Elwes’ mania for frugality extended to his own family. He had two sons out of wedlock (because marriage cost money ) and refused to pay for their education. “Putting things into people’s heads,” he explained, “was the sure way to take money out of their pockets.”

Yet even though Elwes lived so frugally, he continued to lend generously to friends and invest int heir speculative ventures. In all, its estimated that he lost some £150,000 in bad loans and investments. No matter: His fortune kept growing. By the mid 1780s, he was worth nearly £1,000,000.

 In November 1789, Elwes fell ill and took to his bed. He died eight days later. “I hope I have left you what you wish,” he told one of his sons before he died. He probably did: Each of them inherited nearly £500,000 .

 A LITERARY INSPIRATION

 Edward Topham was fascinated by his friend’s odd lifestyle, and in 1790 he wrote The Life of the Late John Elwes, Esquire. The book was a bestseller, with 12 printings by 1805. Its success inspired other books and articles, and Elwes’ name soon became a household word, one synonymous with penny-pinching.

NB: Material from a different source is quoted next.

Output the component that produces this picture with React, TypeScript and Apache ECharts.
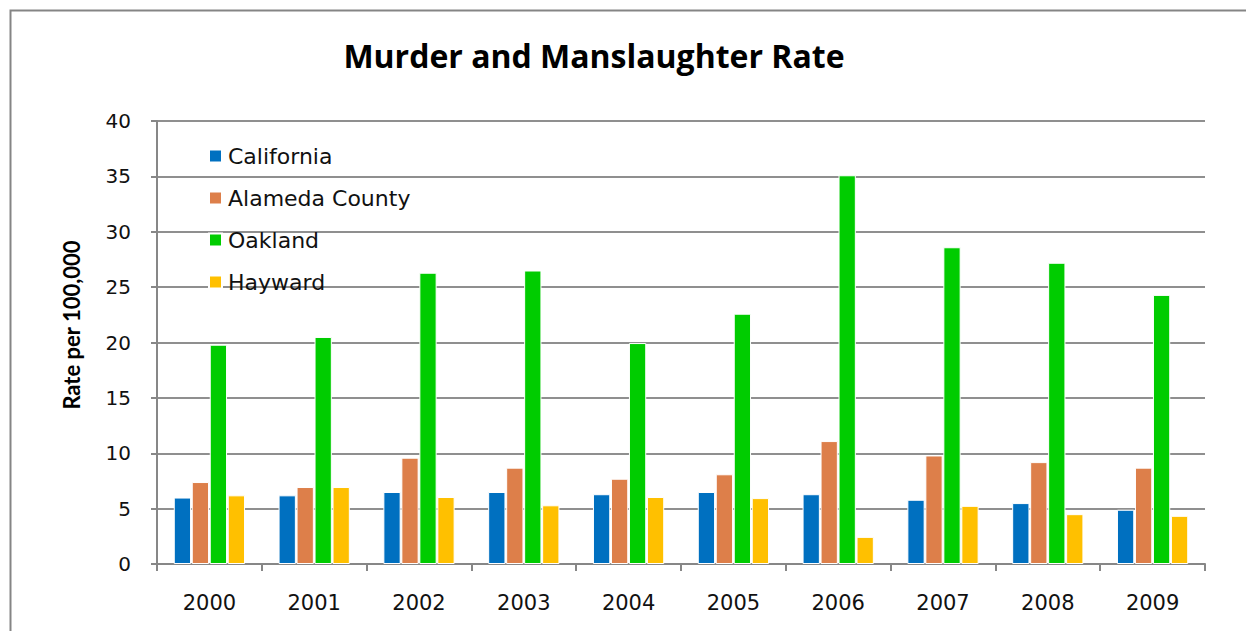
import React, { useEffect, useRef } from "react";
import * as echarts from "echarts";

const years = ["2000", "2001", "2002", "2003", "2004", "2005", "2006", "2007", "2008", "2009"];
const california = [6.0, 6.2, 6.5, 6.5, 6.3, 6.5, 6.3, 5.8, 5.5, 4.9];
const alameda = [7.4, 6.95, 9.6, 8.7, 7.7, 8.1, 11.1, 9.8, 9.2, 8.7];
const oakland = [19.8, 20.5, 26.3, 26.5, 19.95, 22.6, 35.1, 28.6, 27.2, 24.3];
const hayward = [6.2, 6.95, 6.05, 5.3, 6.05, 5.95, 2.45, 5.25, 4.5, 4.35];

const seriesNames = ["California", "Alameda County", "Oakland", "Hayward"];
const seriesColors = ["#0070C0", "#DD7F4A", "#00CC00", "#FFC000"];
const seriesData = [california, alameda, oakland, hayward];
const yAxisTitle = "Rate per 100,000";

export default function App() {
  const ref = useRef<HTMLDivElement>(null);
  useEffect(() => {
    if (!ref.current) return;
    const chart = echarts.init(ref.current, null, { renderer: "svg" });
    chart.setOption({
      animation: false,
      backgroundColor: "#ffffff",
      title: {
        text: "Murder and Manslaughter Rate",
        left: 589,
        textAlign: "center",
        top: 34,
        textStyle: { fontFamily: "Open Sans", fontWeight: "bold", fontSize: 32, color: "#000" },
      },
      graphic: [
        {
          type: "rect",
          left: 8,
          top: 8,
          shape: { width: 1300, height: 700 },
          style: { fill: "none", stroke: "#858585", lineWidth: 2 },
          z: -10,
          silent: true,
        },
        {
          type: "text",
          x: 71,
          y: 325,
          rotation: Math.PI / 2,
          style: {
            text: yAxisTitle,
            fontFamily: "Lato",
            fontWeight: "bold",
            fontSize: 22,
            fill: "#000",
            textAlign: "center",
            textVerticalAlign: "middle",
          },
        },
      ],
      legend: {
        orient: "vertical",
        left: 203,
        top: 140,
        icon: "rect",
        itemWidth: 13,
        itemHeight: 13,
        itemGap: 20,
        data: seriesNames,
        textStyle: {
          fontFamily: "DejaVu Sans",
          fontSize: 22,
          lineHeight: 22,
          color: "#111",
          padding: [0, 0, 0, 1],
        },
      },
      grid: { left: 157, right: 41, top: 121, bottom: 67, containLabel: false },
      xAxis: {
        type: "category",
        data: years,
        axisLine: { lineStyle: { color: "#878787", width: 2 } },
        axisTick: { show: true, length: 7, lineStyle: { color: "#878787", width: 2 } },
        axisLabel: { fontFamily: "DejaVu Sans", fontSize: 21, color: "#111", margin: 28 },
        splitLine: { show: false },
      },
      yAxis: {
        type: "value",
        min: 0,
        max: 40,
        interval: 5,
        axisLine: { show: true, lineStyle: { color: "#878787", width: 2 } },
        axisTick: { show: true, length: 6, lineStyle: { color: "#878787", width: 2 } },
        axisLabel: { fontFamily: "DejaVu Sans", fontSize: 20, color: "#111", margin: 26 },
        splitLine: { lineStyle: { color: "#8f8f8f", width: 2 } },
      },
      series: seriesNames.map((name, i) => ({
        name,
        type: "bar",
        data: seriesData[i],
        barGap: "4%",
        barCategoryGap: "32%",
        itemStyle: { color: seriesColors[i], borderColor: "#ffffff", borderWidth: 1 },
      })),
    });
    return () => chart.dispose();
  }, []);
  return (
    <div
      ref={ref}
      style={{ position: "absolute", left: 0, top: 0, width: 1246, height: 631 }}
    />
  );
}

Charles Dickens knew the story and mentioned Elwes both in letters and in his 1865 novel Our Mutual Friend. Though he apparently never said so explicitly, Dickens is widely believed to have modeled Ebenezer Scrooge, the miser in A Christmas Carol, on Elwes. The artwork in the first edition of the story, published in 1843, bears this out: Dickens worked closely with his illustrators to create images of his characters that were exactly as he envisioned them -and the illustrations of Ebenezer Scrooge bear a striking resemblance to John Elwes.